** start STORED DATA **
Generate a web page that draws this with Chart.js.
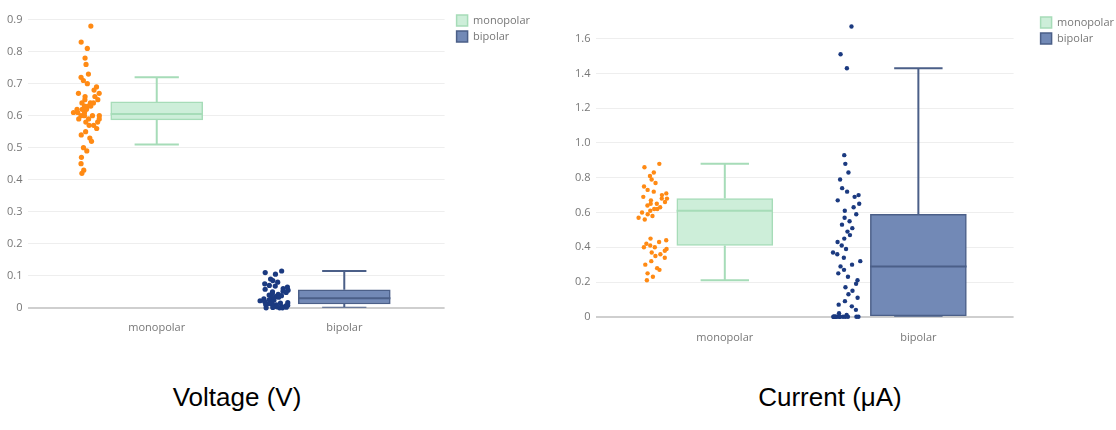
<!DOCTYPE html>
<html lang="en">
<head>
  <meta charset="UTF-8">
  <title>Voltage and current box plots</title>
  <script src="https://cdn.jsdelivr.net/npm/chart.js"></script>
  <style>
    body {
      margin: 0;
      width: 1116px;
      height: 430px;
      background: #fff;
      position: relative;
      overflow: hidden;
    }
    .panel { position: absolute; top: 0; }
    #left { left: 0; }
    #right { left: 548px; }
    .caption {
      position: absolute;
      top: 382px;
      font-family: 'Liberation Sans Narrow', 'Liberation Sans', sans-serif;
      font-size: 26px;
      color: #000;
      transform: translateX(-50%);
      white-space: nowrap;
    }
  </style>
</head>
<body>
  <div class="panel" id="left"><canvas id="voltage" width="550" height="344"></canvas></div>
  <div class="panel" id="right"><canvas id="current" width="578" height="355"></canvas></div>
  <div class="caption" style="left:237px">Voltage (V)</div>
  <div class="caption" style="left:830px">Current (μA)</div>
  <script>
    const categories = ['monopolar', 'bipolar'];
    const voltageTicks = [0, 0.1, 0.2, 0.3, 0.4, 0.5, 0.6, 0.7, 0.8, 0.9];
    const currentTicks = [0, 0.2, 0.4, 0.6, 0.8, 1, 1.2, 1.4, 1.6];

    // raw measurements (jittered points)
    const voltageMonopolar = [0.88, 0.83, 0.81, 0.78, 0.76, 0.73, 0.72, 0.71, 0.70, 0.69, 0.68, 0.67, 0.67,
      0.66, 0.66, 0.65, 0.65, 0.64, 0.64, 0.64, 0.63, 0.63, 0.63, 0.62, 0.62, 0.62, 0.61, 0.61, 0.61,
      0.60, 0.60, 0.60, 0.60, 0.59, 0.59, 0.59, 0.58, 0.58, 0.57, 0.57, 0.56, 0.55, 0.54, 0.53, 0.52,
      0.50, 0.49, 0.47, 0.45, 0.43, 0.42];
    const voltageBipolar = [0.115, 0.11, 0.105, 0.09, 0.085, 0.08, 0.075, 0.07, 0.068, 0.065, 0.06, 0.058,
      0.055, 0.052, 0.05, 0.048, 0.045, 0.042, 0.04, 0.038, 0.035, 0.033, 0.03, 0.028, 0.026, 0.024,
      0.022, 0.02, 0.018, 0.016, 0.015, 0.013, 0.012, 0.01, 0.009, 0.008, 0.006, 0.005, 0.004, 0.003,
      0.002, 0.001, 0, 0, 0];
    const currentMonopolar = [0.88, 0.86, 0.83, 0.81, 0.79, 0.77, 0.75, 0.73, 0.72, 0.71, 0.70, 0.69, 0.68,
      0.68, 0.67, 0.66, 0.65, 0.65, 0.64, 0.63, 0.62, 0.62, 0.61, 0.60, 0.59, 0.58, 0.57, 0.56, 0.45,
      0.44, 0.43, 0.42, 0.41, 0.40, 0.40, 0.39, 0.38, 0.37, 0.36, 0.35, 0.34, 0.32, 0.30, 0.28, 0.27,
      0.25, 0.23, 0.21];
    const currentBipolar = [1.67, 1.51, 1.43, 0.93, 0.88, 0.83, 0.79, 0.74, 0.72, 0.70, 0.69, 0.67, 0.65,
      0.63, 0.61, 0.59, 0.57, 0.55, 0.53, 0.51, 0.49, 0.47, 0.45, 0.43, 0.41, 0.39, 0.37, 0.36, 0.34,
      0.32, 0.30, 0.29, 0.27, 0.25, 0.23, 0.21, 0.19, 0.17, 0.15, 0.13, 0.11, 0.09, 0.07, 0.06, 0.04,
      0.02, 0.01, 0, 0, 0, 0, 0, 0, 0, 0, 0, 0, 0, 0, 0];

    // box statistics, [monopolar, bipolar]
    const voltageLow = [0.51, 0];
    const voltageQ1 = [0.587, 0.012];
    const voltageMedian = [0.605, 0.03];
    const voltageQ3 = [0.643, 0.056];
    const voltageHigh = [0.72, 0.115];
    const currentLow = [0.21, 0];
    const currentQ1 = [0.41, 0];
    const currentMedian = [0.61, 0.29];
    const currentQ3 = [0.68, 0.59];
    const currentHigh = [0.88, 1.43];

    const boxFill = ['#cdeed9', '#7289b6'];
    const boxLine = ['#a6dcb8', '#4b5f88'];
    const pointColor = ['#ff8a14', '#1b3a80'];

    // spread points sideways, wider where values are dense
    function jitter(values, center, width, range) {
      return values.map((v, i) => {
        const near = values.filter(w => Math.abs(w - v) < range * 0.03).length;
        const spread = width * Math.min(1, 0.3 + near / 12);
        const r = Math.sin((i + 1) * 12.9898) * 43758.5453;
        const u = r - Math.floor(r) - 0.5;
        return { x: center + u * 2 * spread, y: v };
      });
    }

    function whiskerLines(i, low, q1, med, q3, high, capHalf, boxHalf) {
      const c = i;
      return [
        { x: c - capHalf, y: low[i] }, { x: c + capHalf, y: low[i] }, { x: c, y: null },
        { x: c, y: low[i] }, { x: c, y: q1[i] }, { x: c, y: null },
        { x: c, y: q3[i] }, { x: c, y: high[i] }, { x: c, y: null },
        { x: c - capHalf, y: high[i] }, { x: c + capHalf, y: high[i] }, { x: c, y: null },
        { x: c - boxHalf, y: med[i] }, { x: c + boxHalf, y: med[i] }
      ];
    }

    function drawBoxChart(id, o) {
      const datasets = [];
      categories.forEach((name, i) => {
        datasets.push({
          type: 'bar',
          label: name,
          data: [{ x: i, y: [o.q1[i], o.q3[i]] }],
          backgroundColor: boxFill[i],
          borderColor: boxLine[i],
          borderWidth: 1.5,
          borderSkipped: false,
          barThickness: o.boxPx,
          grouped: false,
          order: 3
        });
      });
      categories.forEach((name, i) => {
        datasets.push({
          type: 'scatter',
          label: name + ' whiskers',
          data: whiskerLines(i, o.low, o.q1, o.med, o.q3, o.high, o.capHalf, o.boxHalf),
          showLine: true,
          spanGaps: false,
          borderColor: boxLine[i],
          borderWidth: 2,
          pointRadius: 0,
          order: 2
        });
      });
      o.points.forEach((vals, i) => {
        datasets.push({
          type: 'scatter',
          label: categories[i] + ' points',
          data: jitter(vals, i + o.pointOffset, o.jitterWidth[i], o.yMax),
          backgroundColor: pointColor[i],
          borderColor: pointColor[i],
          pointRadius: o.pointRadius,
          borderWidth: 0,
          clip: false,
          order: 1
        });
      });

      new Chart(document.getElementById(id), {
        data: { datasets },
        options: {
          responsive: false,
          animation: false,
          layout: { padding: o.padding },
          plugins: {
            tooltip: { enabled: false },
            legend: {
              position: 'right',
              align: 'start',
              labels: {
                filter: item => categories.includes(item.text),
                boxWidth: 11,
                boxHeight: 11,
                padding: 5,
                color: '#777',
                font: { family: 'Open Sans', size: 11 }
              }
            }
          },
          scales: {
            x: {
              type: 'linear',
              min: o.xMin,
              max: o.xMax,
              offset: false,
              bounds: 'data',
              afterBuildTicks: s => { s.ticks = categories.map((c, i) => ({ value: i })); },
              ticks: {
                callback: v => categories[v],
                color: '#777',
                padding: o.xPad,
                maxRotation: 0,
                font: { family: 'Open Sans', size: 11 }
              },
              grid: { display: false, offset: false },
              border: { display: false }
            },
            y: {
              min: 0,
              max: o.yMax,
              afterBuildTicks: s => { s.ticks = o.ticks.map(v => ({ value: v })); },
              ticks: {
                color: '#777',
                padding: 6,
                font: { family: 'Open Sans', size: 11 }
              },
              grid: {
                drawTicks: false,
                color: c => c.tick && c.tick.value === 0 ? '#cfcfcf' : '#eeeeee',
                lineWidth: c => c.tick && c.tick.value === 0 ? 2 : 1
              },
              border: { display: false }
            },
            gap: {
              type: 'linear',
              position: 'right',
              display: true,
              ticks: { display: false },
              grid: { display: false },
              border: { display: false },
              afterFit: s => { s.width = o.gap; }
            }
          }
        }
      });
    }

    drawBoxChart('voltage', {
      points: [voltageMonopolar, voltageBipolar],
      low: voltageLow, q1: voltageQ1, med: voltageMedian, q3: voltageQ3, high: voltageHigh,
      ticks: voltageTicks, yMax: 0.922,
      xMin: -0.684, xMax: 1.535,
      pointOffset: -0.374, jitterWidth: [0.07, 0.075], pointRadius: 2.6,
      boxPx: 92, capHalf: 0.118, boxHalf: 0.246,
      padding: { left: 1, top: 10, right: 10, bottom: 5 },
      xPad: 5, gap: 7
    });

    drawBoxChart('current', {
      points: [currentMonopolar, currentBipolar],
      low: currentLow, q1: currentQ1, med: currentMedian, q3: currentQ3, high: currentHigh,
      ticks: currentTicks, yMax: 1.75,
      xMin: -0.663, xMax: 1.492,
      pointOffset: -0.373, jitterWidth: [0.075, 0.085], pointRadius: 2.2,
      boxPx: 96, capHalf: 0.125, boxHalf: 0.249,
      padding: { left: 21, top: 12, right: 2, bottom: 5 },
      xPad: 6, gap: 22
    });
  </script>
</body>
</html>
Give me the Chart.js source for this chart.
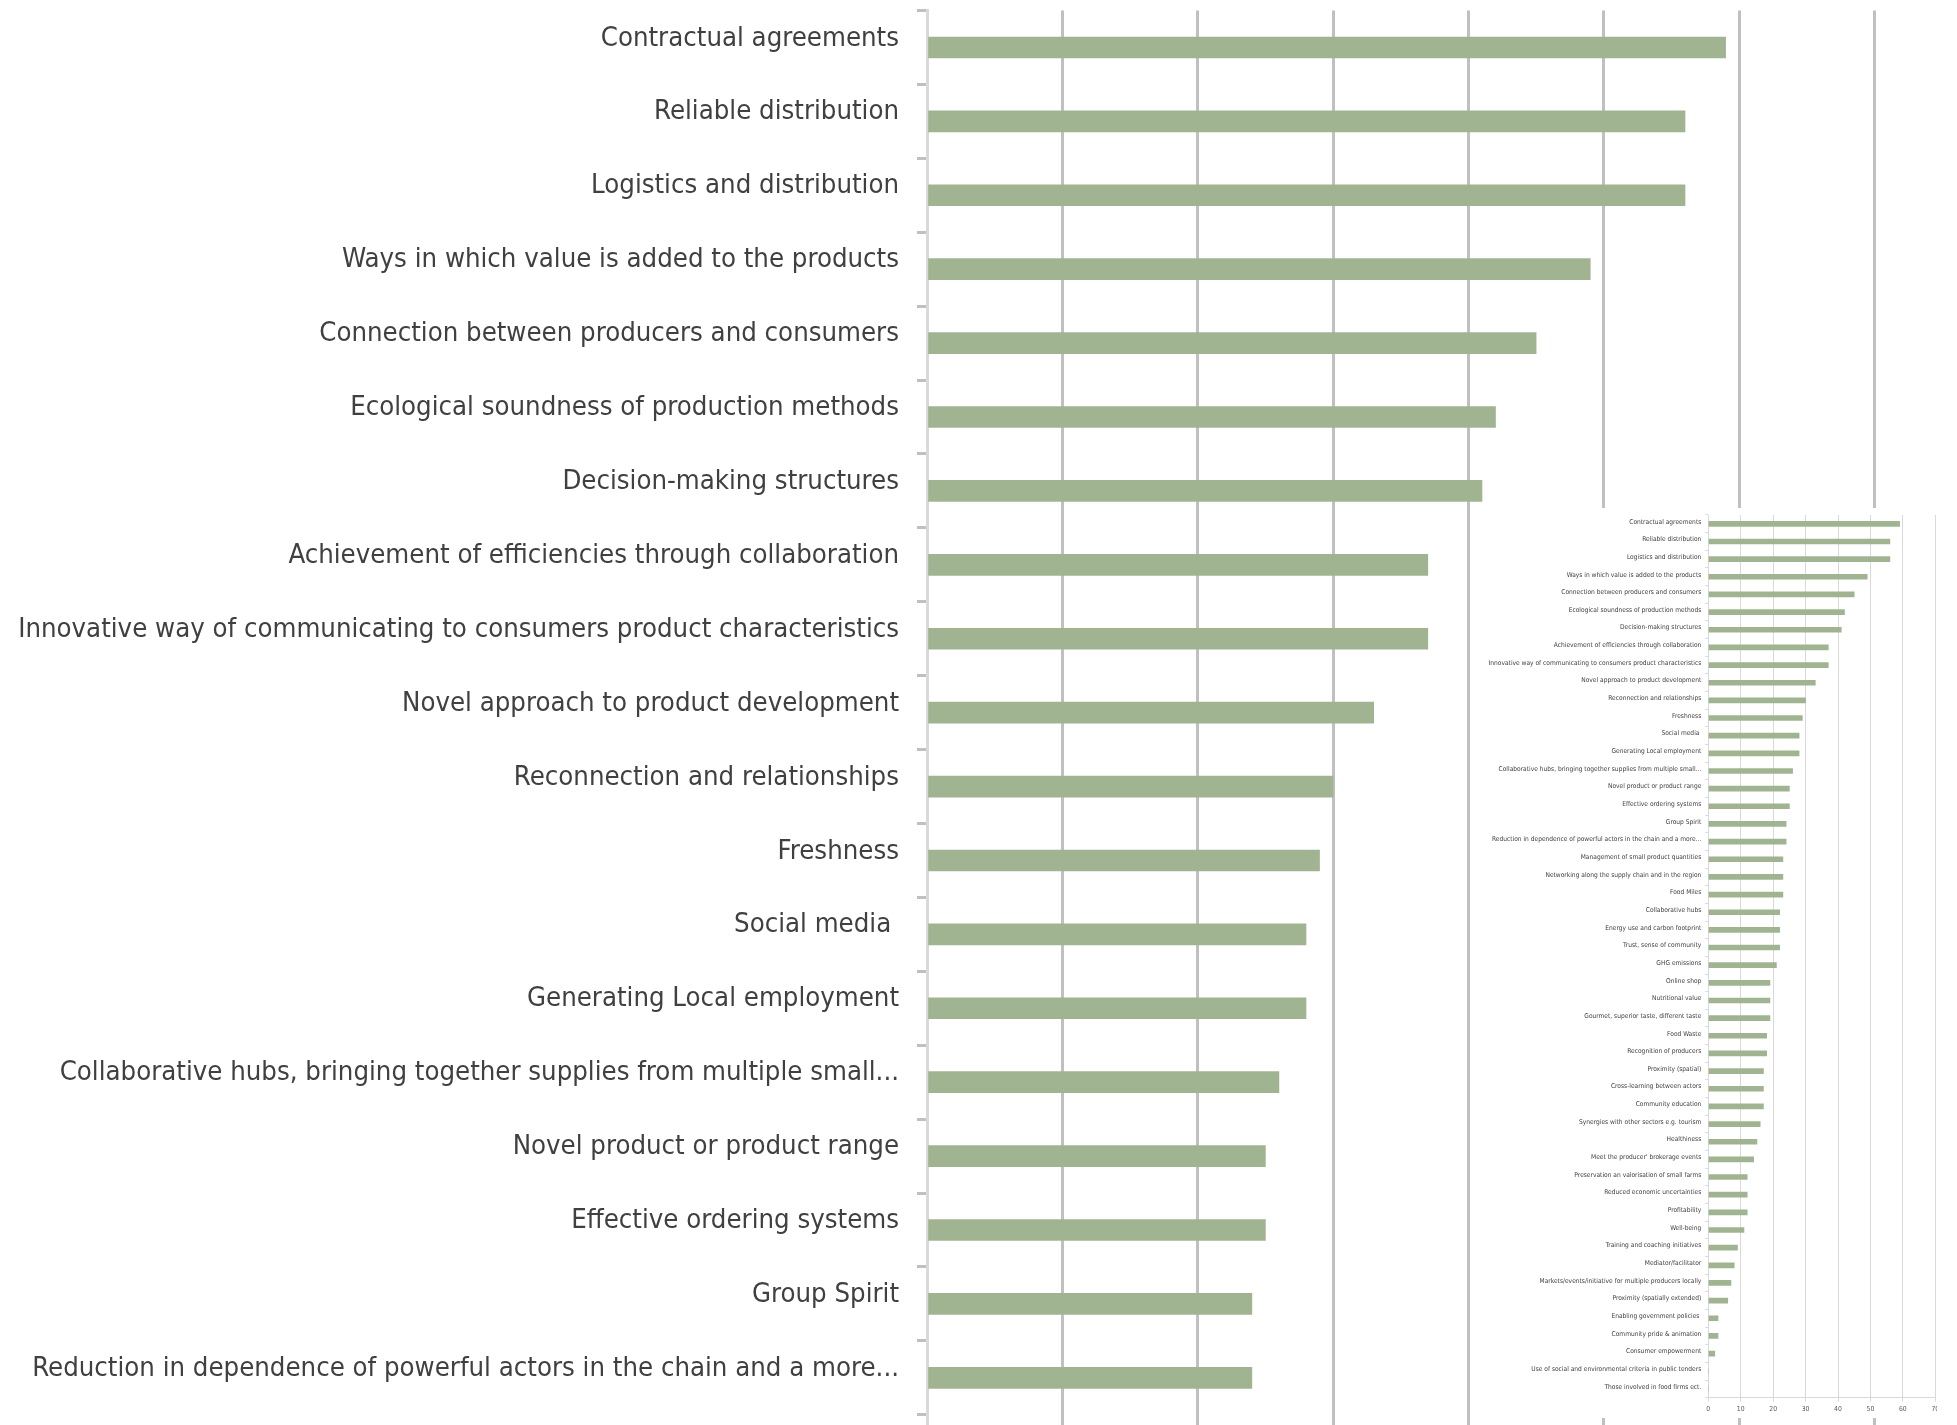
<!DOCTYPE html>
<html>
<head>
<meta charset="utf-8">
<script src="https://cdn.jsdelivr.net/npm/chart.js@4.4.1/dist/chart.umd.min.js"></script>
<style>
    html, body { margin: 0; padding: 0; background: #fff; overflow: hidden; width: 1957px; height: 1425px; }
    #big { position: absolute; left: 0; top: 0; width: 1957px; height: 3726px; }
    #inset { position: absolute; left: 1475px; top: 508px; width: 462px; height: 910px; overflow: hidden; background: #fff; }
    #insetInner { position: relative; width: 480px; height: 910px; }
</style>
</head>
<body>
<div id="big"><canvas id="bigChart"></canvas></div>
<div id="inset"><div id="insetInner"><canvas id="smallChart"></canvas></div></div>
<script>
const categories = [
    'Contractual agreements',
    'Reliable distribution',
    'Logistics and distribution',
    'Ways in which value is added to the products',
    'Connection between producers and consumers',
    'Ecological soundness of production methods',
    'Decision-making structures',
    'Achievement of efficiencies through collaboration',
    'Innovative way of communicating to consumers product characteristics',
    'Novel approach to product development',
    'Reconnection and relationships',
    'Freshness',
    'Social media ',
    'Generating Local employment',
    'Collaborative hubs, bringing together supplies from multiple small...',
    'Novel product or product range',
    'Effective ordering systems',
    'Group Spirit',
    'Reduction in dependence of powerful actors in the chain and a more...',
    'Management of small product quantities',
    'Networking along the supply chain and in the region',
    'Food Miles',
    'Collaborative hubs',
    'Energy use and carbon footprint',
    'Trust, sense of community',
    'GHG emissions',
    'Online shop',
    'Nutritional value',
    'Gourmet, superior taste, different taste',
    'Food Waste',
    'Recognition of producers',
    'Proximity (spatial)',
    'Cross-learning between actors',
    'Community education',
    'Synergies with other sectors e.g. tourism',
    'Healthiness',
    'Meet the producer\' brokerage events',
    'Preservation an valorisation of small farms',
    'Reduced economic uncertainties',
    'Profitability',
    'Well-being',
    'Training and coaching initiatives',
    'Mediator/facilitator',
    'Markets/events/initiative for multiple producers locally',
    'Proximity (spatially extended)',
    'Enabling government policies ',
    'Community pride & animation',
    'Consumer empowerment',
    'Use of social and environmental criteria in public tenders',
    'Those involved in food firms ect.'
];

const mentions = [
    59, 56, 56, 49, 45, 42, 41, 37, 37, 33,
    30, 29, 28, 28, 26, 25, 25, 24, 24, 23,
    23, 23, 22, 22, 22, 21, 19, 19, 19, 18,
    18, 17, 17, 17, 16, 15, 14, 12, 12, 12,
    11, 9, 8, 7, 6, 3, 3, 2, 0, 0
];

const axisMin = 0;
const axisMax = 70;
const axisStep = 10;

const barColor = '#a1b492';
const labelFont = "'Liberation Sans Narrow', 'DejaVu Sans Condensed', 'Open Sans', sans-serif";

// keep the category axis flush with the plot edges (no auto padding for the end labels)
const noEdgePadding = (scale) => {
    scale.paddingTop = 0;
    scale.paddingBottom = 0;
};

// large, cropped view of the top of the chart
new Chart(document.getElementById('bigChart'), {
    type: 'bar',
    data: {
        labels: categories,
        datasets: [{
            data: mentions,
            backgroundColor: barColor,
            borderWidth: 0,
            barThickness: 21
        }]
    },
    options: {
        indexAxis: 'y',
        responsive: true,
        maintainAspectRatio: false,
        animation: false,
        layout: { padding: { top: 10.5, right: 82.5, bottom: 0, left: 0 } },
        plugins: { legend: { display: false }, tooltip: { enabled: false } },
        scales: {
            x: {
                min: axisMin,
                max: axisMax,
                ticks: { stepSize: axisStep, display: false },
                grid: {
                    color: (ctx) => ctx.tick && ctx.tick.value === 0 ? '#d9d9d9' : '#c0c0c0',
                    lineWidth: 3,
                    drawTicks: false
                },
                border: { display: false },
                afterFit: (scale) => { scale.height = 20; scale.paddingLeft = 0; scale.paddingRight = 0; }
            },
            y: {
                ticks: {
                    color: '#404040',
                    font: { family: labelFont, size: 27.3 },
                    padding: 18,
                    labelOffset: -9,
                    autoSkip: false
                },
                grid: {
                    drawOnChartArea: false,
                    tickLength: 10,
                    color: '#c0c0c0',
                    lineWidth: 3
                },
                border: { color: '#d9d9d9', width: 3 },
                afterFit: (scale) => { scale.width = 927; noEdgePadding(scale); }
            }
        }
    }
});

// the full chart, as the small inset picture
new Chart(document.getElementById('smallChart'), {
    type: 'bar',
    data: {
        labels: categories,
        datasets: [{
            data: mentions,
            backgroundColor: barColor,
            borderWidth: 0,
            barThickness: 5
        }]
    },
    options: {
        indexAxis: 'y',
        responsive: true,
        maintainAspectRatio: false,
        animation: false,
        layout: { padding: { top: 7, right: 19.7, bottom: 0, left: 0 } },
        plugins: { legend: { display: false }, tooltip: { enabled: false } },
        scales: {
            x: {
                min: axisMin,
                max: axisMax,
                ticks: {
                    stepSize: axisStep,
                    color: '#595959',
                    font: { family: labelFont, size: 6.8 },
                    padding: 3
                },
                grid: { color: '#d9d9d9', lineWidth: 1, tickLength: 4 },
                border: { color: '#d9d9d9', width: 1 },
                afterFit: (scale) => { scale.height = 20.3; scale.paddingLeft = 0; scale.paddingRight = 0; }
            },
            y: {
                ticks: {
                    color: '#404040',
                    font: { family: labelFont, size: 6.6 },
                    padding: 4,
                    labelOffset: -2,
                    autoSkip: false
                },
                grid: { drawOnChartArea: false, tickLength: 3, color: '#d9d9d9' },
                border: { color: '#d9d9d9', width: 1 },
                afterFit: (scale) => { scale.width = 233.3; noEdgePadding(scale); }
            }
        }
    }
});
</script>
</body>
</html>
** end STORED DATA **
DIRECTION:
Hand back the exact lines from the start of the entries to the line with "1.2, 1.4, 1.6];", both ends kept and pictures left out.

ANSWER BELOW:
Generate a web page that draws this with Chart.js.
<!DOCTYPE html>
<html lang="en">
<head>
  <meta charset="UTF-8">
  <title>Voltage and current box plots</title>
  <script src="https://cdn.jsdelivr.net/npm/chart.js"></script>
  <style>
    body {
      margin: 0;
      width: 1116px;
      height: 430px;
      background: #fff;
      position: relative;
      overflow: hidden;
    }
    .panel { position: absolute; top: 0; }
    #left { left: 0; }
    #right { left: 548px; }
    .caption {
      position: absolute;
      top: 382px;
      font-family: 'Liberation Sans Narrow', 'Liberation Sans', sans-serif;
      font-size: 26px;
      color: #000;
      transform: translateX(-50%);
      white-space: nowrap;
    }
  </style>
</head>
<body>
  <div class="panel" id="left"><canvas id="voltage" width="550" height="344"></canvas></div>
  <div class="panel" id="right"><canvas id="current" width="578" height="355"></canvas></div>
  <div class="caption" style="left:237px">Voltage (V)</div>
  <div class="caption" style="left:830px">Current (μA)</div>
  <script>
    const categories = ['monopolar', 'bipolar'];
    const voltageTicks = [0, 0.1, 0.2, 0.3, 0.4, 0.5, 0.6, 0.7, 0.8, 0.9];
    const currentTicks = [0, 0.2, 0.4, 0.6, 0.8, 1, 1.2, 1.4, 1.6];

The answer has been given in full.